Precipitado

 




A veces camino por el borde de un paseo que cae al mar, poco más de metro y medio, como si el peligro fuera real. Como si el monstruo de la caída tuviera unas garras afiladas y fauces abiertas, y la capacidad de hacerme alguna clase de daño irreversible. Como si el monstruo de la caída alcanzara más allá de un ridículo momentáneo y una vuelta a casa de ropa empapada y purgatorio inocuo. 


He estado pensando en aquella vez en que salté al mar para impresionarte. Quien quiera que seas. Aquella vez en que metí el frío y los comienzos y las guerras carlistas en una caja de cartón que dejar a un lado y poder saltar sin lastre. Al mar. A todos los mares, digo. Porque yo sólo salto al mar para impresionar a alguien, me he dado cuenta; aunque ese alguien acabe siendo yo la mayoría de las veces. 
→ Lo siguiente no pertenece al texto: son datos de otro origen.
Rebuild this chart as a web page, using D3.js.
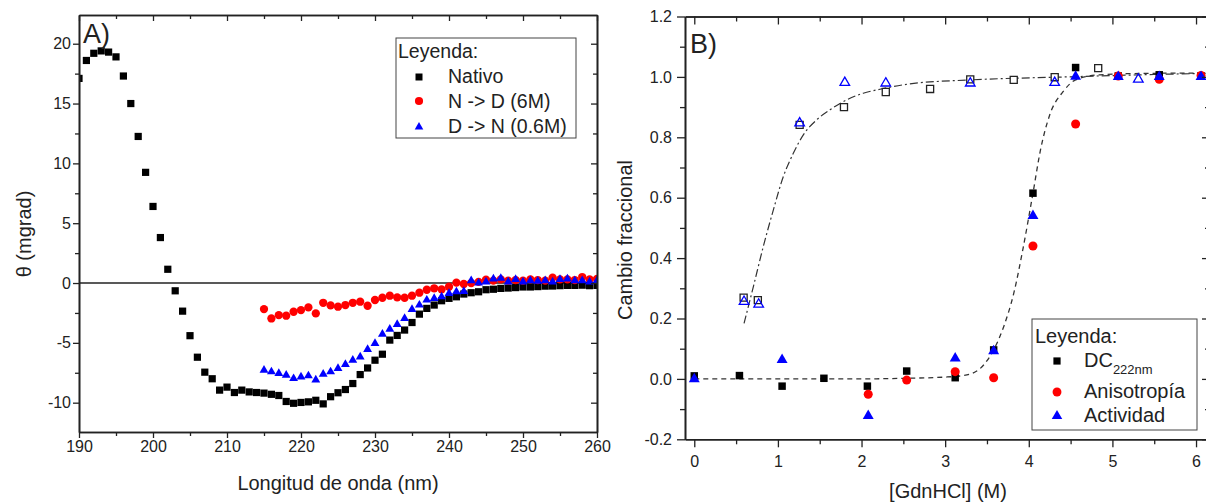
<!DOCTYPE html>
<html>
<head>
<meta charset="utf-8">
<script src="https://cdn.jsdelivr.net/npm/d3@7"></script>
<style>
body{margin:0;background:#fff;overflow:hidden;}
svg{display:block;font-family:"Liberation Sans",Arial,sans-serif;}
</style>
</head>
<body>
<div class="chart"></div>
<script>
// ---- panel A data (CD spectra) ----
const lambda = [190,191,192,193,194,195,196,197,198,199,200,201,202,203,204,205,206,207,208,209,
  210,211,212,213,214,215,216,217,218,219,220,221,222,223,224,225,226,227,228,229,
  230,231,232,233,234,235,236,237,238,239,240,241,242,243,244,245,246,247,248,249,
  250,251,252,253,254,255,256,257,258,259,260];
const nativo = [17.1,18.6,19.2,19.4,19.3,18.9,17.3,15.0,12.25,9.25,6.4,3.8,1.15,-0.65,-2.35,-4.4,-6.2,-7.45,-8.0,-8.95,
  -8.7,-9.15,-8.95,-9.1,-9.15,-9.2,-9.3,-9.4,-9.9,-10.05,-9.98,-9.93,-9.8,-10.1,-9.5,-9.17,-8.9,-8.4,-7.65,-7.1,
  -6.45,-5.95,-4.77,-4.38,-3.93,-3.3,-2.6,-2.12,-1.84,-1.48,-1.28,-1.15,-0.92,-0.81,-0.73,-0.56,-0.52,-0.45,-0.42,-0.38,
  -0.33,-0.33,-0.3,-0.26,-0.25,-0.22,-0.2,-0.2,-0.18,-0.22,-0.2];
// N -> D and D -> N start at 215 nm
const lambdaShort = lambda.slice(25);
const nToD = [-2.18,-2.96,-2.68,-2.73,-2.4,-2.26,-2.04,-2.54,-1.65,-1.87,
  -1.98,-1.84,-1.65,-1.56,-1.9,-1.42,-1.23,-1.06,-1.2,-1.23,
  -1.06,-0.81,-0.56,-0.44,-0.53,-0.31,0.03,-0.08,0.0,0.1,
  0.28,0.2,0.3,0.2,0.25,0.2,0.3,0.25,0.2,0.45,
  0.3,0.3,0.25,0.5,0.3,0.35];
const dToN = [-7.28,-7.42,-7.56,-7.7,-7.98,-7.84,-7.75,-8.1,-7.61,-7.42,
  -7.14,-6.8,-6.44,-6.17,-5.55,-5.05,-4.27,-3.85,-3.46,-2.96,
  -2.2,-1.84,-1.42,-1.28,-1.15,-0.86,-0.73,-0.7,0.2,0.0,
  0.1,0.35,0.4,0.1,0.3,0.1,0.2,0.15,0.2,0.1,
  0.3,0.35,0.2,0.2,0.1,0.2];
const ticksAx = [190,200,210,220,230,240,250,260];
const ticksAy = [-10,-5,0,5,10,15,20];

// ---- panel B data (denaturation curves) ----
const dcX = [0,0.54,1.05,1.55,2.07,2.54,3.12,3.58,4.05,4.56,5.07,5.56,6.06];
const dcY = [0.01,0.011,-0.024,0.002,-0.024,0.026,0.004,0.096,0.615,1.031,1.003,1.007,1.003];
const anisoX = [2.08,2.54,3.12,3.58,4.05,4.56,5.07,5.56,6.06];
const anisoY = [-0.051,-0.004,0.024,0.004,0.44,0.844,1.003,0.992,1.005];
const actX = [0,1.05,2.08,3.12,3.58,4.05,4.56,5.07,5.56,6.06];
const actY = [-0.001,0.063,-0.122,0.068,0.092,0.54,1.001,1.0,1.0,1.0];
// refolding (open symbols)
const refDcX = [0.59,0.76,1.26,1.79,2.29,2.82,3.30,3.82,4.31,4.83];
const refDcY = [0.269,0.261,0.841,0.9,0.95,0.96,0.992,0.99,0.999,1.029];
const refActX = [0.595,0.77,1.26,1.80,2.29,3.30,4.31,5.31];
const refActY = [0.256,0.247,0.847,0.981,0.979,0.979,0.981,0.992];
// fitted curves
const fitUnfX = [0,1,2,2.5,3.0,3.26,3.46,3.58,3.70,3.82,3.93,4.05,4.14,4.25,4.41,4.56,4.85,5.5,6.2];
const fitUnfY = [0,0,0,0.002,0.006,0.013,0.046,0.096,0.173,0.283,0.43,0.615,0.758,0.874,0.951,0.99,1.007,1.012,1.013];
const fitRefX = [0.595,0.706,0.825,0.945,1.065,1.184,1.304,1.464,1.623,1.823,2.02,2.22,2.58,3.3,4.45,5.5,6.2];
const fitRefY = [0.184,0.305,0.438,0.559,0.67,0.747,0.808,0.858,0.891,0.924,0.946,0.959,0.977,0.99,1.0,1.008,1.012];
const ticksBx = [0,1,2,3,4,5,6];
const ticksBy = [-0.2,0,0.2,0.4,0.6,0.8,1.0,1.2];

const width = 1206, height = 504;
const svg = d3.select('.chart').append('svg')
  .attr('width', width).attr('height', height);

function frame(g, x, y, o) {
  const [xl, xr] = x.range(), [yb, yt] = y.range();
  const none = () => '';
  const add = (axis, tx, ty) => g.append('g').attr('class', 'ax')
    .attr('transform', `translate(${tx},${ty})`).call(axis);
  // bottom
  add(d3.axisBottom(x).tickValues(o.xMajor).tickFormat(o.xFmt).tickSizeInner(o.tick).tickSizeOuter(0).tickPadding(o.xPad), 0, yb);
  add(d3.axisBottom(x).tickValues(o.xMinor).tickFormat(none).tickSizeInner(o.minor).tickSizeOuter(0), 0, yb);
  // left
  add(d3.axisLeft(y).tickValues(o.yMajor).tickFormat(o.yFmt).tickSizeInner(o.tick).tickSizeOuter(0).tickPadding(o.yPad), xl, 0);
  add(d3.axisLeft(y).tickValues(o.yMinor).tickFormat(none).tickSizeInner(o.minor).tickSizeOuter(0), xl, 0);
  // top (inward)
  add(d3.axisTop(x).tickValues(o.xMajor).tickFormat(none).tickSizeInner(-o.tick).tickSizeOuter(0), 0, yt);
  add(d3.axisTop(x).tickValues(o.xMinor).tickFormat(none).tickSizeInner(-o.minor).tickSizeOuter(0), 0, yt);
  // right (inward)
  add(d3.axisRight(y).tickValues(o.yMajor).tickFormat(none).tickSizeInner(-o.tick).tickSizeOuter(0), xr, 0);
  add(d3.axisRight(y).tickValues(o.yMinor).tickFormat(none).tickSizeInner(-o.minor).tickSizeOuter(0), xr, 0);
}

function points(g, xs, ys, x, y, type, size, fill, stroke) {
  g.append('g').selectAll('path').data(xs).join('path')
    .attr('transform', (d, i) => `translate(${x(d)},${y(ys[i])})`)
    .attr('d', d3.symbol().type(type).size(size))
    .attr('fill', fill)
    .attr('stroke', stroke || 'none')
    .attr('stroke-width', 1.3);
}

// ================= Panel A =================
const xA = d3.scaleLinear().domain([190, 260]).range([79, 597]);
const yA = d3.scaleLinear().domain([-12.45, 22.4]).range([432, 15]);
const gA = svg.append('g');

svg.append('clipPath').attr('id','clipA').append('rect')
  .attr('x', 79).attr('y', 15).attr('width', 518).attr('height', 417);

gA.append('line')
  .attr('x1', xA(190)).attr('x2', xA(260))
  .attr('y1', yA(0)).attr('y2', yA(0))
  .attr('stroke', '#222').attr('stroke-width', 1.4);

const dA = gA.append('g').attr('clip-path', 'url(#clipA)');
points(dA, lambda, nativo, xA, yA, d3.symbolSquare, 52, '#000');
points(dA, lambdaShort, nToD, xA, yA, d3.symbolCircle, 54, '#ff0000');
points(dA, lambdaShort, dToN, xA, yA, d3.symbolTriangle, 34, '#0000ff');

frame(gA, xA, yA, {
  xMajor: ticksAx, xMinor: [195,205,215,225,235,245,255],
  yMajor: ticksAy, yMinor: [-7.5,-2.5,2.5,7.5,12.5,17.5],
  xFmt: d => String(d), yFmt: d => String(d),
  tick: 6, minor: 4, xPad: 3, yPad: 2
});

gA.append('text').attr('x', 83).attr('y', 43).attr('font-size', 27).text('A)');

gA.append('text').attr('x', 338).attr('y', 490).attr('text-anchor','middle')
  .attr('font-size', 20).text('Longitud de onda (nm)');
gA.append('text').attr('transform', 'translate(31,234) rotate(-90)').attr('text-anchor','middle')
  .attr('font-size', 20).text('θ (mgrad)');

// legend A
const lgA = gA.append('g');
lgA.append('rect').attr('x', 396).attr('y', 38).attr('width', 180).attr('height', 100)
  .attr('fill', '#fff').attr('stroke', '#444').attr('stroke-width', 1);
lgA.append('text').attr('x', 398).attr('y', 58).attr('font-size', 19.5).text('Leyenda:');
const legA = [
  {t: 'Nativo', sym: d3.symbolSquare, size: 49, c: '#000', cy: 77, by: 83},
  {t: 'N -> D (6M)', sym: d3.symbolCircle, size: 52, c: '#ff0000', cy: 101, by: 108},
  {t: 'D -> N (0.6M)', sym: d3.symbolTriangle, size: 32, c: '#0000ff', cy: 127, by: 133}
];
legA.forEach(e => {
  lgA.append('path').attr('transform', `translate(419,${e.cy})`)
    .attr('d', d3.symbol().type(e.sym).size(e.size)).attr('fill', e.c);
  lgA.append('text').attr('x', 448).attr('y', e.by).attr('font-size', 19.5).text(e.t);
});

// ================= Panel B =================
const xB = d3.scaleLinear().domain([-0.111, 6.167]).range([685, 1210]);
const yB = d3.scaleLinear().domain([-0.2, 1.2]).range([439.3, 16.5]);
const gB = svg.append('g');

svg.append('clipPath').attr('id','clipB').append('rect')
  .attr('x', 685).attr('y', 16.5).attr('width', 525).attr('height', 423);

const line = d3.line().x(d => xB(d[0])).y(d => yB(d[1])).curve(d3.curveMonotoneX);
const fits = gB.append('g').attr('clip-path', 'url(#clipB)');
fits.append('path').datum(fitUnfX.map((v, i) => [v, fitUnfY[i]]))
  .attr('d', line).attr('fill', 'none').attr('stroke', '#333')
  .attr('stroke-width', 1.3).attr('stroke-dasharray', '5,4');
fits.append('path').datum(fitRefX.map((v, i) => [v, fitRefY[i]]))
  .attr('d', line).attr('fill', 'none').attr('stroke', '#333')
  .attr('stroke-width', 1.2).attr('stroke-dasharray', '8,3,2,3');

points(gB, refDcX, refDcY, xB, yB, d3.symbolSquare, 50, '#fff', '#222');
points(gB, refActX, refActY, xB, yB, d3.symbolTriangle, 40, 'none', '#0000ff');
points(gB, dcX, dcY, xB, yB, d3.symbolSquare, 56, '#000');
points(gB, anisoX, anisoY, xB, yB, d3.symbolCircle, 64, '#ff0000');
points(gB, actX, actY, xB, yB, d3.symbolTriangle, 52, '#0000ff');

frame(gB, xB, yB, {
  xMajor: ticksBx, xMinor: [0.5,1.5,2.5,3.5,4.5,5.5],
  yMajor: ticksBy, yMinor: [-0.1,0.1,0.3,0.5,0.7,0.9,1.1],
  xFmt: d => String(d), yFmt: d => d.toFixed(1),
  tick: 8, minor: 5, xPad: 8, yPad: 5
});

gB.append('text').attr('x', 690).attr('y', 53).attr('font-size', 27).text('B)');

gB.append('text').attr('x', 948).attr('y', 498).attr('text-anchor','middle')
  .attr('font-size', 20).text('[GdnHCl] (M)');
gB.append('text').attr('transform', 'translate(632,240) rotate(-90)').attr('text-anchor','middle')
  .attr('font-size', 20).text('Cambio fraccional');

// legend B
const lgB = gB.append('g');
lgB.append('rect').attr('x', 1032).attr('y', 319).attr('width', 165).attr('height', 111)
  .attr('fill', '#fff').attr('stroke', '#444').attr('stroke-width', 1);
lgB.append('text').attr('x', 1035).attr('y', 343).attr('font-size', 20).text('Leyenda:');
const dcT = lgB.append('text').attr('x', 1084).attr('y', 367).attr('font-size', 20);
dcT.append('tspan').text('DC');
dcT.append('tspan').attr('font-size', 13).attr('dy', 7).text('222nm');
const legB = [
  {t: null, sym: d3.symbolSquare, size: 52, c: '#000', cy: 361},
  {t: 'Anisotropía', sym: d3.symbolCircle, size: 62, c: '#ff0000', cy: 392, by: 398},
  {t: 'Actividad', sym: d3.symbolTriangle, size: 48, c: '#0000ff', cy: 416, by: 422}
];
legB.forEach(e => {
  lgB.append('path').attr('transform', `translate(1057,${e.cy})`)
    .attr('d', d3.symbol().type(e.sym).size(e.size)).attr('fill', e.c);
  if (e.t) lgB.append('text').attr('x', 1084).attr('y', e.by).attr('font-size', 20).text(e.t);
});

// axis styling
svg.selectAll('.ax path.domain').attr('stroke', '#222').attr('stroke-width', 1.6);
svg.selectAll('.ax .tick line').attr('stroke', '#222').attr('stroke-width', 1.3);
svg.selectAll('.ax text').attr('font-size', 16)
  .attr('font-family', '"Liberation Sans",Arial,sans-serif');
svg.selectAll('text').attr('fill', '#222');
</script>
</body>
</html>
Un paso en falso, doy. Como si los tuviera de sobra. Y casi me precipito al monstruo y a su falta de garras y su falta de fauces y a su absoluta incapacidad de hacerme ningún daño. Sin embargo, recupero el equilibro y sigo caminando.


¿Sabéis qué? Me he dado cuenta de que le he estado cogiendo cariño al monstruo de la caída inocente. No sé. Es tan risueño y tan reposado y tan sutil, el monstruo. Tan suave y tan inocuo. A lo mejor un día me envalentono, me voy al borde del paseo, y le pregunto si quiere venirse a vivir conmigo. 


[Conmigo y con los otros monstruos de las caídas, quiero decir. Los que sí tienen garras afiladas y fauces abiertas y hambre. Los que son irreversibles. Los que sí son peligrosos.]